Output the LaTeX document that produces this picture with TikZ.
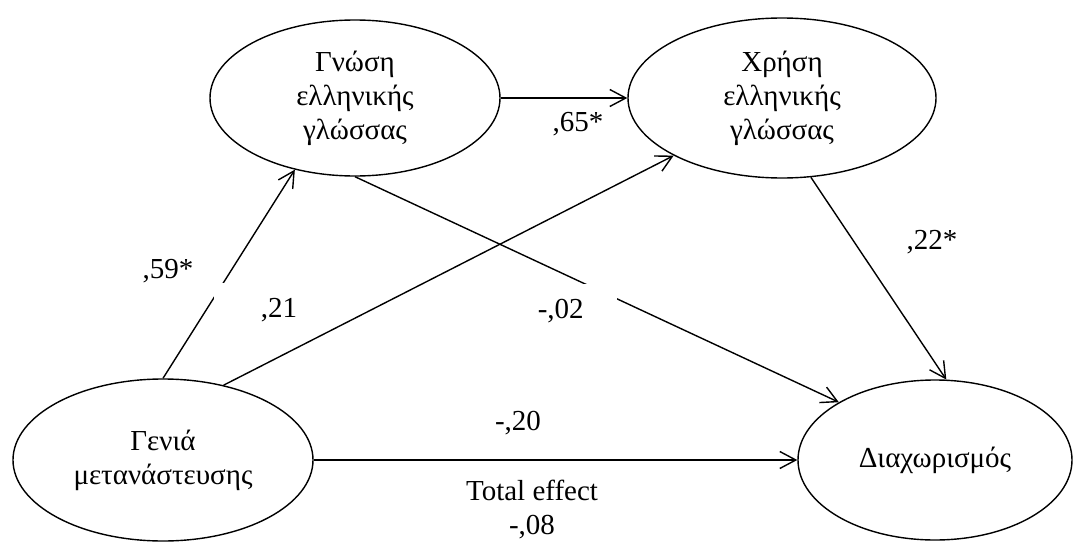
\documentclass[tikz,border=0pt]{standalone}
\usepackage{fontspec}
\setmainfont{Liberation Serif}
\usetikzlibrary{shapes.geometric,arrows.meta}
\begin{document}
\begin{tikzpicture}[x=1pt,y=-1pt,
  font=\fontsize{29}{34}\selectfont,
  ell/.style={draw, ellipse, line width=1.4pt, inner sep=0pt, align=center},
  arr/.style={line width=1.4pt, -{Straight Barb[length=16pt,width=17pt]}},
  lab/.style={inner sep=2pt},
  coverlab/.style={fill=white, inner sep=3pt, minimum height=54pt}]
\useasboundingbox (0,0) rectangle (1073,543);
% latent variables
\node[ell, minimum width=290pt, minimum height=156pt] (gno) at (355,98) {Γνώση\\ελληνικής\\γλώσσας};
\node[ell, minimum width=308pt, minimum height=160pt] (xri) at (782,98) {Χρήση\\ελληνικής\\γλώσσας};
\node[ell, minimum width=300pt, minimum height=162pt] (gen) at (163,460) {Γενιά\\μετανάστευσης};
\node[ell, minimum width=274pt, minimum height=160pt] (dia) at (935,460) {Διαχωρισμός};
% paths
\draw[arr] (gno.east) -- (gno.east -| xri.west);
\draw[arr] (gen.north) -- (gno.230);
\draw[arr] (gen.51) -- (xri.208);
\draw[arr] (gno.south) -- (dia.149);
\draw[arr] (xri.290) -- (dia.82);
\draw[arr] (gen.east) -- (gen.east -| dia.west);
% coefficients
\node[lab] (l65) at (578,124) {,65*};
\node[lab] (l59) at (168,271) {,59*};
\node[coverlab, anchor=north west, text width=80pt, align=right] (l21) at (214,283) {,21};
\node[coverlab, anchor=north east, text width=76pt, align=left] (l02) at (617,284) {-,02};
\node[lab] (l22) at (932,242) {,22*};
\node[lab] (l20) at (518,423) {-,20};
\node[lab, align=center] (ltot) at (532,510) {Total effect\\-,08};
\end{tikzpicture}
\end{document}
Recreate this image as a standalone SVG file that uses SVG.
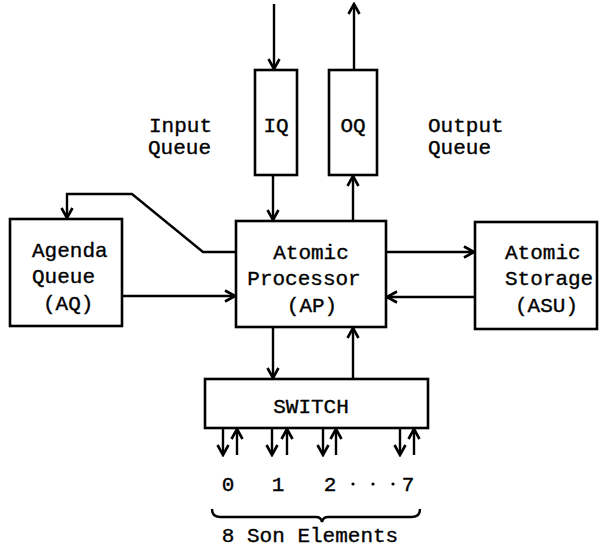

__Goal__.
Going through the data above, count the lines where the string "this" appears, and answer with only that number.

__Task result__.
2